Written instruction = From the listing below, pick out each line with the word "matplotlib".

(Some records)
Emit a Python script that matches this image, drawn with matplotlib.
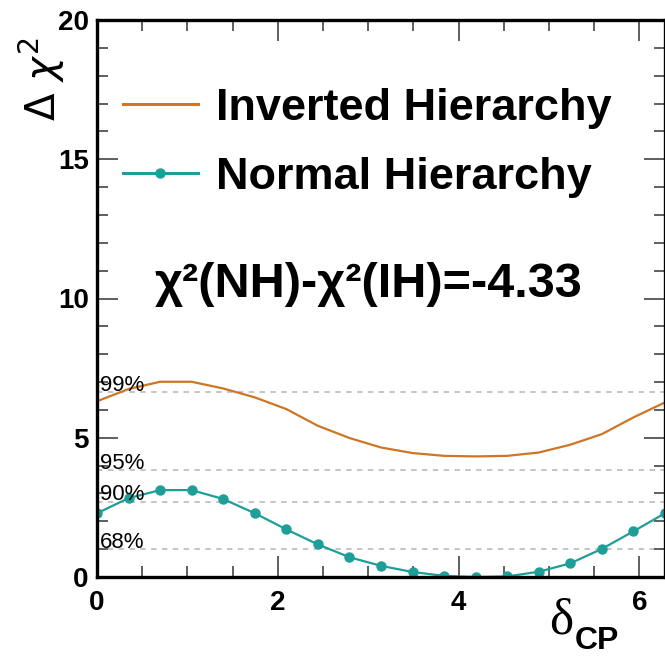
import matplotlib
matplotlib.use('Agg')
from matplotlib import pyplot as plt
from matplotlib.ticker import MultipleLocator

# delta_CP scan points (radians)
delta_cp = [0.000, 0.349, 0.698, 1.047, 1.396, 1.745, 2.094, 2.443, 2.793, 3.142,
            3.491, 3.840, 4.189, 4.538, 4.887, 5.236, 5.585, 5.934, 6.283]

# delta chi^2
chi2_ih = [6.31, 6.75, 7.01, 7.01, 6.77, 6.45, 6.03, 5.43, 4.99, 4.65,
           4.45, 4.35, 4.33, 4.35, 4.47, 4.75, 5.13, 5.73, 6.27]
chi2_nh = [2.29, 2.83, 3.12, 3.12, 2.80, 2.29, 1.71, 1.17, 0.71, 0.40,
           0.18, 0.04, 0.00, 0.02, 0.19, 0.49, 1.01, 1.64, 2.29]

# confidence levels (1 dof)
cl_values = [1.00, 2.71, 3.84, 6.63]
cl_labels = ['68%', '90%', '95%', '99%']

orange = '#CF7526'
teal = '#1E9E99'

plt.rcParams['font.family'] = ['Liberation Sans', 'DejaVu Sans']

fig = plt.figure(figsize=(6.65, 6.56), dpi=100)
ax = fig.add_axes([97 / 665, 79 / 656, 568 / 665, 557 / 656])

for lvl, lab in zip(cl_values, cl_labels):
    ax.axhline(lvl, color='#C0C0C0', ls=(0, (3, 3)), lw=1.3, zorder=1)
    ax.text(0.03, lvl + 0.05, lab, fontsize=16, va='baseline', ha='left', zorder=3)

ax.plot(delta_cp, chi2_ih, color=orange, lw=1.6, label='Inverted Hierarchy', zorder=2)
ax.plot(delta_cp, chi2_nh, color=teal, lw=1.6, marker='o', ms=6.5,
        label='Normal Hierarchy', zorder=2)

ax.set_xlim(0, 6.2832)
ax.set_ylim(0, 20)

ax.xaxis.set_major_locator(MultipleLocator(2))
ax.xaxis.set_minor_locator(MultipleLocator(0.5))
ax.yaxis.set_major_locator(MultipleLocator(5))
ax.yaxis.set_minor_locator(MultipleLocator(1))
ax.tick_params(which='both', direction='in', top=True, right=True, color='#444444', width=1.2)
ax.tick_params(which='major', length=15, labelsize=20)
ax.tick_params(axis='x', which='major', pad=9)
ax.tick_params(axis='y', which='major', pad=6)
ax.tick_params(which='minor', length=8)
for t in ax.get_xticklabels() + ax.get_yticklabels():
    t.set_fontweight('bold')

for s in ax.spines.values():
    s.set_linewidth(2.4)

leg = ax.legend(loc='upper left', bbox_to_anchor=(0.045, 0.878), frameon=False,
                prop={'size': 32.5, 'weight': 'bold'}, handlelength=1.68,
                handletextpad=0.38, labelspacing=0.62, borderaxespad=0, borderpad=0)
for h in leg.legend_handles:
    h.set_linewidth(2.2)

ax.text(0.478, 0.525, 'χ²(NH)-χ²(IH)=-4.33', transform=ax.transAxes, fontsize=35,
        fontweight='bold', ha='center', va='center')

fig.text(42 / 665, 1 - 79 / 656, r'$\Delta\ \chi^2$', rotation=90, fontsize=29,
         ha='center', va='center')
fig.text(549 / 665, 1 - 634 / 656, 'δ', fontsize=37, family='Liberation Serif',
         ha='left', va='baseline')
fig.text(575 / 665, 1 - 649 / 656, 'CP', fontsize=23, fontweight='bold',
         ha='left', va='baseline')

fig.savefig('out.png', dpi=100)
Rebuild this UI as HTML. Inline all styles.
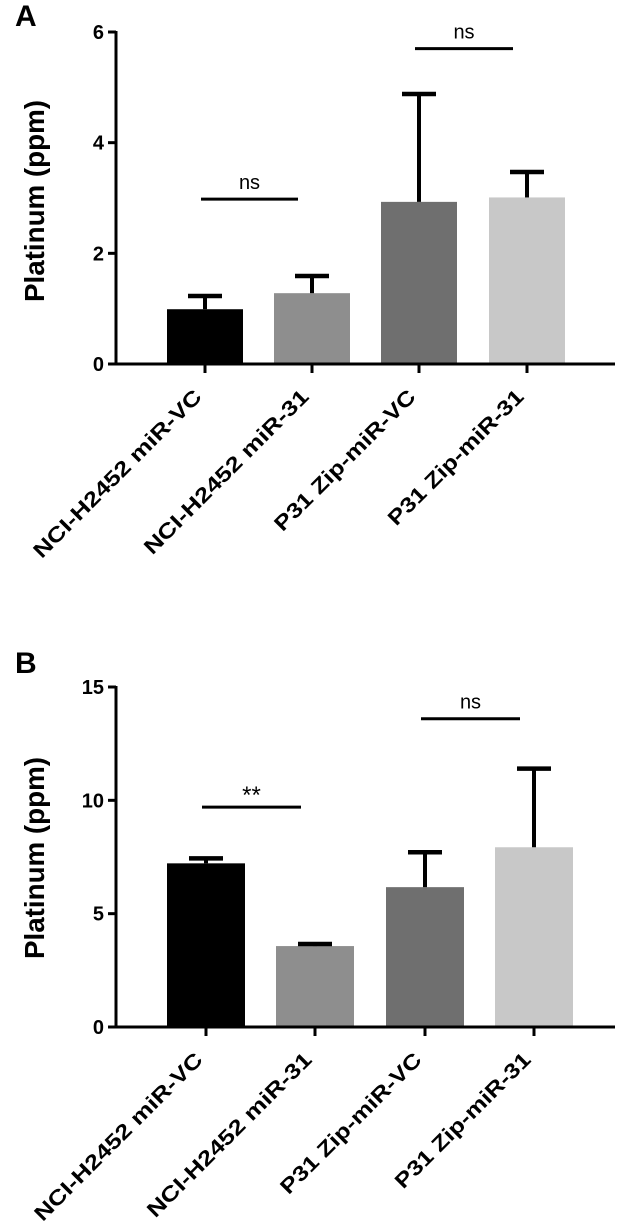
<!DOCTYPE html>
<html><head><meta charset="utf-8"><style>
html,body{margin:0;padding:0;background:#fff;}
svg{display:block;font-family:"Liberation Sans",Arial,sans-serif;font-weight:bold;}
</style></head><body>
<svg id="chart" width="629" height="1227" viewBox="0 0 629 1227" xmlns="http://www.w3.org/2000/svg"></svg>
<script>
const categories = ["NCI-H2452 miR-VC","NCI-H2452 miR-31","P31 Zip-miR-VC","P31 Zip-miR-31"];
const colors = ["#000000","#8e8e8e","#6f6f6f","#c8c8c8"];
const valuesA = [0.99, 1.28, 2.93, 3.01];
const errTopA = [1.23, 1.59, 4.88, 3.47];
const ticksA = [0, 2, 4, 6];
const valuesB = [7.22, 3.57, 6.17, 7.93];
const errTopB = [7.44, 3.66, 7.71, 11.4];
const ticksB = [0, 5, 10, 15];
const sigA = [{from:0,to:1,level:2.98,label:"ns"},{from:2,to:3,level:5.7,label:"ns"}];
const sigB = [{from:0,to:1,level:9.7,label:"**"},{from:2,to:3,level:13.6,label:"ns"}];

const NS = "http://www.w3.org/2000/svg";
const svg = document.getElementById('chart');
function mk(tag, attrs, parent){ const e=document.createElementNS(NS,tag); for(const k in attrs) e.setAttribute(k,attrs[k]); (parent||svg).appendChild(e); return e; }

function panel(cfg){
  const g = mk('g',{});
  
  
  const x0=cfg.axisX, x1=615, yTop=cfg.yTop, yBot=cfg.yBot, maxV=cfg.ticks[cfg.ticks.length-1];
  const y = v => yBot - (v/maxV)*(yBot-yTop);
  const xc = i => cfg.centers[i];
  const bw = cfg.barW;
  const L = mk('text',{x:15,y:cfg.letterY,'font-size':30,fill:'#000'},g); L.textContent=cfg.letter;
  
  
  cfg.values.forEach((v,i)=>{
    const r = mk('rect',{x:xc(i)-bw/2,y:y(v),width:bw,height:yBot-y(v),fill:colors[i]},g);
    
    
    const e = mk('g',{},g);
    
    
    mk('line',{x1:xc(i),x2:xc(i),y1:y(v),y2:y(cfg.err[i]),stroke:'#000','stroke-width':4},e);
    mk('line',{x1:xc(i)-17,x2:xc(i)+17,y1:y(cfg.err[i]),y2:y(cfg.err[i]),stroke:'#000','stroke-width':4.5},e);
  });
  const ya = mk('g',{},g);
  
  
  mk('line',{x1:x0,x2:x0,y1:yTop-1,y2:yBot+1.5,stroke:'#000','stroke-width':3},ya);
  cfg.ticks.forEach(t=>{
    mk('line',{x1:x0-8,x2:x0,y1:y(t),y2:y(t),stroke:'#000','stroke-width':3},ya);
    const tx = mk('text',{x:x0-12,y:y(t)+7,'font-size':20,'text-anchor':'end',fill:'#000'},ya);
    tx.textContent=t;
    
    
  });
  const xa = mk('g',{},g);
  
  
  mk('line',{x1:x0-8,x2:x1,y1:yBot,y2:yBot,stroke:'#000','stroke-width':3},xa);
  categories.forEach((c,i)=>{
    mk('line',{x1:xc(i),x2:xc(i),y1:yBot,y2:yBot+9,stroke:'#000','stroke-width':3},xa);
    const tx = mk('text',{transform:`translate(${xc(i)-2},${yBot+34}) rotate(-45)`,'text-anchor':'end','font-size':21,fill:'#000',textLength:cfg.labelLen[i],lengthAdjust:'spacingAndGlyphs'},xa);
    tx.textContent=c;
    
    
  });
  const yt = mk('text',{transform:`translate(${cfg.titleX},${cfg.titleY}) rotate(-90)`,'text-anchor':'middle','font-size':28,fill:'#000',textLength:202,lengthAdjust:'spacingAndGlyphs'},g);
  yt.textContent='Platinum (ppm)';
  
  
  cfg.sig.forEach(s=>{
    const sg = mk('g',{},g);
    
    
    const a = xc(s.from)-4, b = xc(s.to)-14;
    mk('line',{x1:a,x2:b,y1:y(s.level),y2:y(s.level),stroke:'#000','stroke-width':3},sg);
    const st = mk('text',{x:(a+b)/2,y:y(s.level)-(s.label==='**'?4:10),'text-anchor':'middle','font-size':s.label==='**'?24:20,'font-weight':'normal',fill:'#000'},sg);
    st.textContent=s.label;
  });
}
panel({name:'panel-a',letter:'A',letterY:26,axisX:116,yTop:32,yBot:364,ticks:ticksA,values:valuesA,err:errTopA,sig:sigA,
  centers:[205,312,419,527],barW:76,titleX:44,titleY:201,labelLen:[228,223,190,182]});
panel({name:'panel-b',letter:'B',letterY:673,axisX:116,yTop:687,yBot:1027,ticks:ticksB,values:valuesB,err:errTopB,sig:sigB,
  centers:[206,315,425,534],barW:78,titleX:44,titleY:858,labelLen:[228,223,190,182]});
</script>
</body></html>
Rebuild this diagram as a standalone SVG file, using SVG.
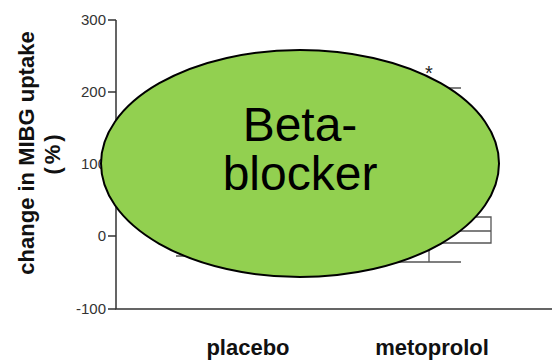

The response =
Emit a Python script that matches this image, drawn with matplotlib.
import matplotlib
matplotlib.use('Agg')
from matplotlib import pyplot as plt
from matplotlib.ticker import MultipleLocator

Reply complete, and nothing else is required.